Rust & Tarnish in Gold Bars vs Gold Coins

The most popular gold bars have impressive gold fineness, usually between 99.9% to 99.99%. Due to the exceedingly low presence of impurities, gold bars rarely experience rust or tarnish, especially when handled and stored properly. Of course, it’s still a good idea to take standard precautions regardless of the gold asset’s fineness.

Gold coins represent a broader range of purities. Generally, gold bullion coins have purity ratings of ranging from 90% to 99.99%. For example, American Eagle Gold Coins are comprised of 91.67%, and American Gold Buffalo Coins boast .9999 fineness. Alternatively, rare coins, which can represent a wide spectrum of investment-grade coinage, can dip below 90% purity in some instances. That’s why non-bullion coins are usually considered slightly more susceptible to corrosion.

How to Protect Gold Assets From Rust, Tarnish, and Other Types of Corrosion

Proper Storage

Investors should store their assets in clean and dry environments. Even the smallest amount of moisture and contaminants in the air can negatively affect gold products. There are moisture-resistant safes specifically designed to hold precious metals assets. Individual coins can be held in sealed cases, a common practice in coin-grading.

Careful Handling

It’s always a good idea to avoid direct contact between gold assets and human skin. That’s why you commonly see people wearing gloves when handling valuable items, including precious metals. The sweat and oils from your hand introduce unwanted moisture to gold assets. While it’s enjoyable to take stock of your precious metals portfolio, it’s best to keep handling to a bare minimum.

Avoid Cleaning

Ironically, cleaning gold coins and bars almost always causes more damage than it resolves. Commercial-strength cleaners are incredibly corrosive in their own way, but even water can elicit harmful chemical reactions. Plus, scrubbers, toothbrushes, and even cloths used to rub a surface clean can have abrasive effects.

Verify Authenticity

An unusual amount of corrosion can expose a gold asset’s inauthenticity by revealing a higher percentage of base metals than previously thought. That’s why investors must verify the authenticity of a gold coin or bar before making a purchase. You can accomplish this by purchasing from reputable sources or considering a third-party authentication. Due diligence from the onset can prevent undesirable and costly discoveries down the road.

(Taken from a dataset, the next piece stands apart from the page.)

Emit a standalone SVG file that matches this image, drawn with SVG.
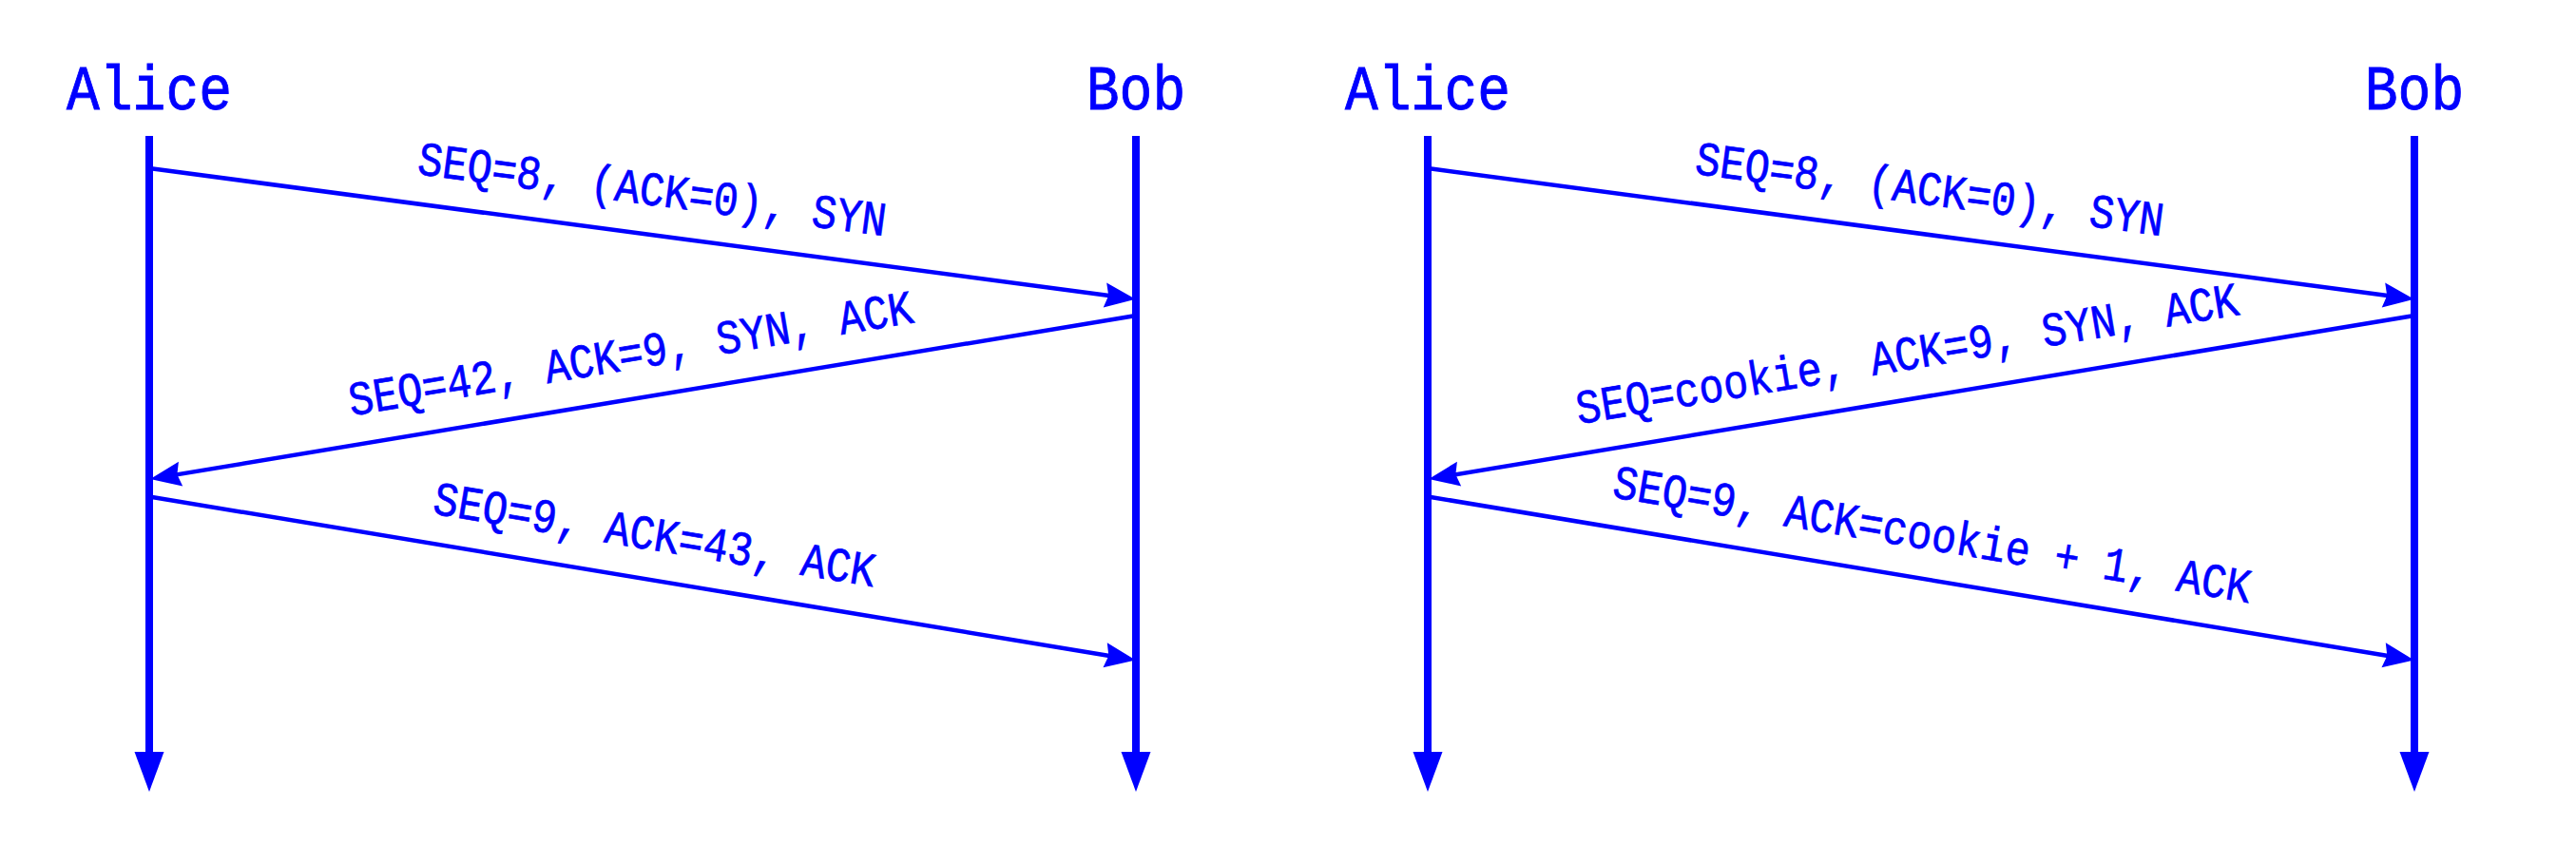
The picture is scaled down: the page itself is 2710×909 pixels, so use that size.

How Rust or Tarnish Impacts Gold’s Value

As mentioned before, pure gold isn’t at risk of rusting or tarnishing because of its un-reactivity. That means the gold contents within a bar or coin won’t be impacted if alloyed metals experience corrosion. This isn’t a problem for gold bullion assets that are only worth their weight in gold. However, investment-grade products valued for their scarcity, historical significance, and numismatic appeal can be negatively impacted by corrosion.